Records with drawing code>
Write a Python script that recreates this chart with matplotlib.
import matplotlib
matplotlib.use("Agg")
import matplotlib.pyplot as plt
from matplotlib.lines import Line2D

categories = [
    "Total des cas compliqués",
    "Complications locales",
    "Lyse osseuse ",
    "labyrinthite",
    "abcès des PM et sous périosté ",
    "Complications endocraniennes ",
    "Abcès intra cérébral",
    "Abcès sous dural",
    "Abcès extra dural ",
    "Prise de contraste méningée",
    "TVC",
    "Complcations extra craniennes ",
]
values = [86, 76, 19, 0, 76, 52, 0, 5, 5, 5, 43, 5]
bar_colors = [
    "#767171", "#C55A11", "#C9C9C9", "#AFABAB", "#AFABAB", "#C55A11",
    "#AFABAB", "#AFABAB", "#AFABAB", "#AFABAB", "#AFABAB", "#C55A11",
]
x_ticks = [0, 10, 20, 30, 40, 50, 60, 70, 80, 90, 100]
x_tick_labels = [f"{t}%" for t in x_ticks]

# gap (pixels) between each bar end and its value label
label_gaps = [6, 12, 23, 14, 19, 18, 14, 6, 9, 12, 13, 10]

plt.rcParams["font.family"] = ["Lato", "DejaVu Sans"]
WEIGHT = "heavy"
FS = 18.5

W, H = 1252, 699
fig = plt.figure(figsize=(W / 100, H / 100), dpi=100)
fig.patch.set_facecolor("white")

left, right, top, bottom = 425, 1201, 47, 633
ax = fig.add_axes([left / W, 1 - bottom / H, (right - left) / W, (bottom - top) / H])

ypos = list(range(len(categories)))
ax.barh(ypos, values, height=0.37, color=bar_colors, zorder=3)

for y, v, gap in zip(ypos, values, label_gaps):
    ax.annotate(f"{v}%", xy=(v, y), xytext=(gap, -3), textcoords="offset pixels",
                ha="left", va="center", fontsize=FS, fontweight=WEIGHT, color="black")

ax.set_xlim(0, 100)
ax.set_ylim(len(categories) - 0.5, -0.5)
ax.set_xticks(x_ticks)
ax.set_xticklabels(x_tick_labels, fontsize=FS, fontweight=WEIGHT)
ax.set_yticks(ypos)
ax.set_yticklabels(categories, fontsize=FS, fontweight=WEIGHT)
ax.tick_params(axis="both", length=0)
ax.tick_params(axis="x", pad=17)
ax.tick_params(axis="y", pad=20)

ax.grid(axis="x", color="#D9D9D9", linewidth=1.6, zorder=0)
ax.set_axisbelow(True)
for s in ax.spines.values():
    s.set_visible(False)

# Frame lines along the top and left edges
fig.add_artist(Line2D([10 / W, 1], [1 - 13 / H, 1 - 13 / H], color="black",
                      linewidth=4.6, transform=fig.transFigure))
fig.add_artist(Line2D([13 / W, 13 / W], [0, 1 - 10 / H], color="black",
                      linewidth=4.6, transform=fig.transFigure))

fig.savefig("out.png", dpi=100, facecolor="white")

--

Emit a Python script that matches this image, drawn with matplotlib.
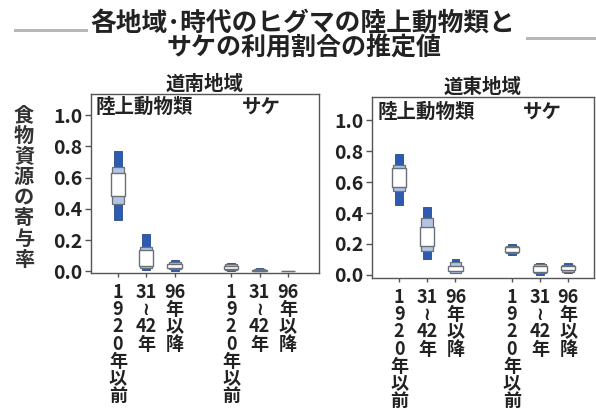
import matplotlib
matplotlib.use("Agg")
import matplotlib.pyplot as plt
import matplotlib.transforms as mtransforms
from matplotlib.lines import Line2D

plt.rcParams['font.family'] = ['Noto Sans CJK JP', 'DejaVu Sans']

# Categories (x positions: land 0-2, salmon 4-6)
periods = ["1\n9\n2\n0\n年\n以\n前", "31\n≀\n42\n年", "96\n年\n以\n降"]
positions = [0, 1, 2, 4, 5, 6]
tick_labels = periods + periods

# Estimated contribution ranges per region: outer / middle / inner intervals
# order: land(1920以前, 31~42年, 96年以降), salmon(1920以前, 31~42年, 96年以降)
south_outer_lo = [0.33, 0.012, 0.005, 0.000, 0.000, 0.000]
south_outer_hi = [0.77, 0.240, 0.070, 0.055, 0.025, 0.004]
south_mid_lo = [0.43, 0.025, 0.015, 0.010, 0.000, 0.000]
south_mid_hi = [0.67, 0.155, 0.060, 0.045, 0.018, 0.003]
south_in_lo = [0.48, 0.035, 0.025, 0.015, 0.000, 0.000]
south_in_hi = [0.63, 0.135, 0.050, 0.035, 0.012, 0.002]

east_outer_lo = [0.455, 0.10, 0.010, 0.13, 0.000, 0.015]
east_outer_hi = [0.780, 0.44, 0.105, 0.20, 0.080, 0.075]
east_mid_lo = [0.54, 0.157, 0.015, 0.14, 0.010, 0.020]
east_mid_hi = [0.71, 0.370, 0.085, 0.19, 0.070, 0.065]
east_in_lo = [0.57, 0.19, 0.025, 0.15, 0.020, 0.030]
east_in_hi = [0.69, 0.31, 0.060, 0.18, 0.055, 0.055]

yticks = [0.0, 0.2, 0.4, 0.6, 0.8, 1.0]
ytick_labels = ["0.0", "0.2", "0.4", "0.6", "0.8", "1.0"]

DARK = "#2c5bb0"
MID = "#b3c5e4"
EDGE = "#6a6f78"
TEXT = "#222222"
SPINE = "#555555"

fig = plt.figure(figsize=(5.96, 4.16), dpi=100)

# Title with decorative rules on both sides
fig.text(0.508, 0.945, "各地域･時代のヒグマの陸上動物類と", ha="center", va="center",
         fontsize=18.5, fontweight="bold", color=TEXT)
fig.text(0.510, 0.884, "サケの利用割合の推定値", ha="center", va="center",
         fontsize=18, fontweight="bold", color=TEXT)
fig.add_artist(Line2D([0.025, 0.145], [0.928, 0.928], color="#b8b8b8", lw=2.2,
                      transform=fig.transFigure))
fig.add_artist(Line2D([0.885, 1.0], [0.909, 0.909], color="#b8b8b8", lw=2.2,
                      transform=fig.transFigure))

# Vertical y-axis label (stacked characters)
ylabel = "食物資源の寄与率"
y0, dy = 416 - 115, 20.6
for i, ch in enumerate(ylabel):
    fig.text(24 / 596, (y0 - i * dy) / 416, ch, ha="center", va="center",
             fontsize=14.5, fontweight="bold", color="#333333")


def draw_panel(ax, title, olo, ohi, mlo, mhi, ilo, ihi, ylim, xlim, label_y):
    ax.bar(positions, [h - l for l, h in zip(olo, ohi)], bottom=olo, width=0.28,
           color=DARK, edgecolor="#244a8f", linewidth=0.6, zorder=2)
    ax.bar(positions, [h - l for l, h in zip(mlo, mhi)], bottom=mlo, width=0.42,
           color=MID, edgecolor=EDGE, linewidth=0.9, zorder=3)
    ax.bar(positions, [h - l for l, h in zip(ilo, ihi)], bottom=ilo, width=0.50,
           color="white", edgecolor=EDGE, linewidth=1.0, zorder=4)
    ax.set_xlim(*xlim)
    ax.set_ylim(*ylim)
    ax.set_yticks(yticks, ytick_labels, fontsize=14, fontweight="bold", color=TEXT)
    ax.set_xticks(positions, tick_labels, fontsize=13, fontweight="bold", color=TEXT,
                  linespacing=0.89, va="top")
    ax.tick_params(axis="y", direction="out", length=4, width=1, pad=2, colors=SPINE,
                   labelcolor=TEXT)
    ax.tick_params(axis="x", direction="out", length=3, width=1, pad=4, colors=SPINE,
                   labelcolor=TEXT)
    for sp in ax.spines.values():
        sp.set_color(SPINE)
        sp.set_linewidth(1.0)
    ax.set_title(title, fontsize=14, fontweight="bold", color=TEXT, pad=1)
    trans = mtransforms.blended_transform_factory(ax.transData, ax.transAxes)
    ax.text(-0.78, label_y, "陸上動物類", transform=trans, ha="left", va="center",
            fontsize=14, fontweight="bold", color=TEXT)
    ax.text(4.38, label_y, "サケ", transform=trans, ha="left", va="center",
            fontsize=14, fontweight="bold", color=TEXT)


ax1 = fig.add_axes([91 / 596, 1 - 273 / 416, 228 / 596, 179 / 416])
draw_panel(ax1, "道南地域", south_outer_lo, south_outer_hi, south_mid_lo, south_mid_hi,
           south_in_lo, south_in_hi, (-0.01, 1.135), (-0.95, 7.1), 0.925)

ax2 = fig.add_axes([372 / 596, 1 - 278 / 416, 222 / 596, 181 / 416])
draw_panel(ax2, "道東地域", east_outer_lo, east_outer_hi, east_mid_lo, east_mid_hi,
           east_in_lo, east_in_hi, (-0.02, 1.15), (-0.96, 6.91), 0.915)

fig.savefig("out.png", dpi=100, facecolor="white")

---

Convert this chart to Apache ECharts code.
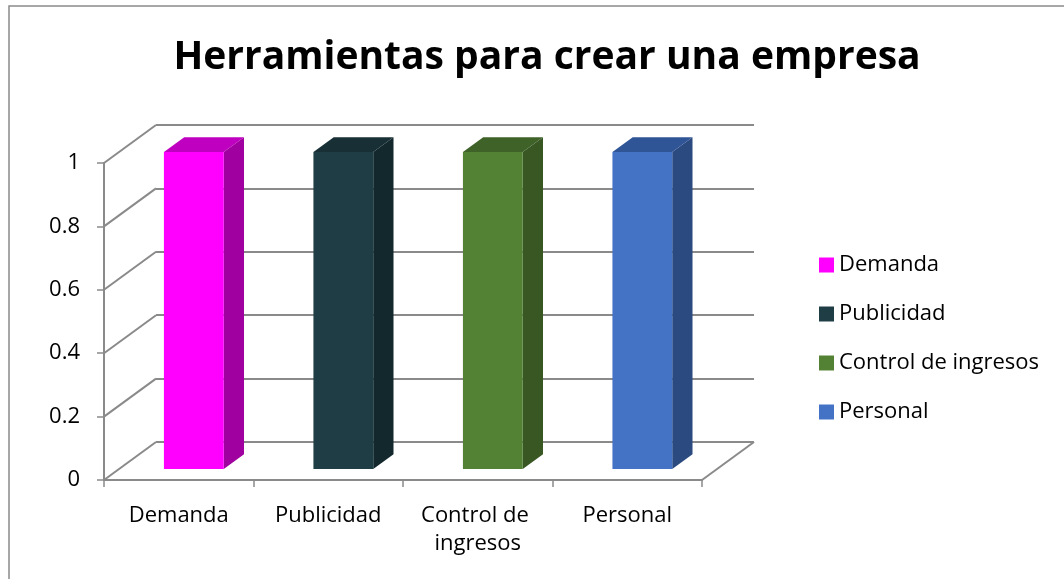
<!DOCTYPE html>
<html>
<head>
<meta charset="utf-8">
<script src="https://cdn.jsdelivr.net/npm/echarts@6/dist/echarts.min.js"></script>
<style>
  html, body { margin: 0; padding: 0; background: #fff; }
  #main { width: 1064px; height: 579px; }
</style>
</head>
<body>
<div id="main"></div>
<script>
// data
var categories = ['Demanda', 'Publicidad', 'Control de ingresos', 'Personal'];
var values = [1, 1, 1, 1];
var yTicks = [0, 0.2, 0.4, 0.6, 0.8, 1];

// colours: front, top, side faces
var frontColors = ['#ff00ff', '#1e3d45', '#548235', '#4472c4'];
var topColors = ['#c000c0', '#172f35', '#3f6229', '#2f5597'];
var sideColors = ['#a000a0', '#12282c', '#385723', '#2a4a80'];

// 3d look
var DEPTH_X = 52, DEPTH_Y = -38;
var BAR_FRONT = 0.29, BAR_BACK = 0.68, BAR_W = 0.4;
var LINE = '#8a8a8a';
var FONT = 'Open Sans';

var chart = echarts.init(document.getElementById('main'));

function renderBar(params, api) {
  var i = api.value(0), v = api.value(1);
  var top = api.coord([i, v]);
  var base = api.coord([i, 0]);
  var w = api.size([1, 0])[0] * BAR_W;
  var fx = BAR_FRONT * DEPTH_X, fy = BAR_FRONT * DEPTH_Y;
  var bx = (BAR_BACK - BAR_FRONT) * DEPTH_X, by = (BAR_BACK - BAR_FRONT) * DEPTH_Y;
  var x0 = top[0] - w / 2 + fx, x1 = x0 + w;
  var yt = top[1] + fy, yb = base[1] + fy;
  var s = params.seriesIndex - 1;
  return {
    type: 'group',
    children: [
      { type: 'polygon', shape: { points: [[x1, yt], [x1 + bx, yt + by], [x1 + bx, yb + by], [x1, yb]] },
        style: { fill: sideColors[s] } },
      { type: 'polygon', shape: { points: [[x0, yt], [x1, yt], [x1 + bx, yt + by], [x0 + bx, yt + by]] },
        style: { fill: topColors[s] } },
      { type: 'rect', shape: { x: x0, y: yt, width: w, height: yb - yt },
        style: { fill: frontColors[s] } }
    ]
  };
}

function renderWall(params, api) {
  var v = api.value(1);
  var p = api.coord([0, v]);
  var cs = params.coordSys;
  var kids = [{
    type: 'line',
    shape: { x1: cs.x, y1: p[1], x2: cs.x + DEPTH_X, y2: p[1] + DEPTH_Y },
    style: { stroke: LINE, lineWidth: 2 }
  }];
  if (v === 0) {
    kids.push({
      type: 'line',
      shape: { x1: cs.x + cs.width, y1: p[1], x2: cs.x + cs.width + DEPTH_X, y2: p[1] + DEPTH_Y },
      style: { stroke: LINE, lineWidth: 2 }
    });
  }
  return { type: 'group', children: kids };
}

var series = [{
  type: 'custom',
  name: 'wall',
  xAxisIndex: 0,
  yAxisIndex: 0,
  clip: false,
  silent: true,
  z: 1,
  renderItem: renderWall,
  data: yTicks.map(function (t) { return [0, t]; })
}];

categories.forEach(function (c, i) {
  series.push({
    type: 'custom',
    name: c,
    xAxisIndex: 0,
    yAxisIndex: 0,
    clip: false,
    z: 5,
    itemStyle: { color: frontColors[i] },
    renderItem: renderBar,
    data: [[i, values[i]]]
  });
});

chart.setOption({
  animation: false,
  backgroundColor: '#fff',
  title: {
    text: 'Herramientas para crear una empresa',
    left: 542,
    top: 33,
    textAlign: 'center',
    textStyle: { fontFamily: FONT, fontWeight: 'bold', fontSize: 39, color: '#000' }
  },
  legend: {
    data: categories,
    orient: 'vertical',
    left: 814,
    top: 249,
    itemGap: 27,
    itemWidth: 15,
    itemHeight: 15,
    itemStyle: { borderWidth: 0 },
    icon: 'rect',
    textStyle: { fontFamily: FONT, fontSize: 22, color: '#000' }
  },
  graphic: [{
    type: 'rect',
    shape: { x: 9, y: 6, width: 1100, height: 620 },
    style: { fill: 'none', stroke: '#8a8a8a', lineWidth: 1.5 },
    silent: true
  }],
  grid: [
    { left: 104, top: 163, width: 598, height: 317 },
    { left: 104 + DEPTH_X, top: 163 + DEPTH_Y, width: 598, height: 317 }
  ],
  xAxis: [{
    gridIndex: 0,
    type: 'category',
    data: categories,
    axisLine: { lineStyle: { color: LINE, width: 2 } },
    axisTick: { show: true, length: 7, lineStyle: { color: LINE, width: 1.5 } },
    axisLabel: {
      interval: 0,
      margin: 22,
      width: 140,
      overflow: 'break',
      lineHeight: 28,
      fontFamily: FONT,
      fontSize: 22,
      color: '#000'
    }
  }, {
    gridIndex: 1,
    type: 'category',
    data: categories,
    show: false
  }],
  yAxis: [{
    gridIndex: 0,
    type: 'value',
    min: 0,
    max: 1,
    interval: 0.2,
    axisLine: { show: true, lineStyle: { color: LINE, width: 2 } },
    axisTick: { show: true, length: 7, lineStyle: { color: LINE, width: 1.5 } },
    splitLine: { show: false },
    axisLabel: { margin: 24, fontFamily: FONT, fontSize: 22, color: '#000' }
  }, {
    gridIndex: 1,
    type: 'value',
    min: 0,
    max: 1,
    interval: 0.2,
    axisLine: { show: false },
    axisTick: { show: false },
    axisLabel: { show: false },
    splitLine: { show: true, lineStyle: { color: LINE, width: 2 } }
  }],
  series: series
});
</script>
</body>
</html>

Aim of the exercise> Extract exactly, and only, the lines from the one with "Convert this chart to Apache ECharts code." to the one with "var chart = echarts.init(document.getElementById('main'));", both ends counted. Leave the images behind.

Finished exercise>
Convert this chart to Apache ECharts code.
<!DOCTYPE html>
<html>
<head>
<meta charset="utf-8">
<script src="https://cdn.jsdelivr.net/npm/echarts@6/dist/echarts.min.js"></script>
<style>
  html, body { margin: 0; padding: 0; background: #fff; }
  #main { width: 1064px; height: 579px; }
</style>
</head>
<body>
<div id="main"></div>
<script>
// data
var categories = ['Demanda', 'Publicidad', 'Control de ingresos', 'Personal'];
var values = [1, 1, 1, 1];
var yTicks = [0, 0.2, 0.4, 0.6, 0.8, 1];

// colours: front, top, side faces
var frontColors = ['#ff00ff', '#1e3d45', '#548235', '#4472c4'];
var topColors = ['#c000c0', '#172f35', '#3f6229', '#2f5597'];
var sideColors = ['#a000a0', '#12282c', '#385723', '#2a4a80'];

// 3d look
var DEPTH_X = 52, DEPTH_Y = -38;
var BAR_FRONT = 0.29, BAR_BACK = 0.68, BAR_W = 0.4;
var LINE = '#8a8a8a';
var FONT = 'Open Sans';

var chart = echarts.init(document.getElementById('main'));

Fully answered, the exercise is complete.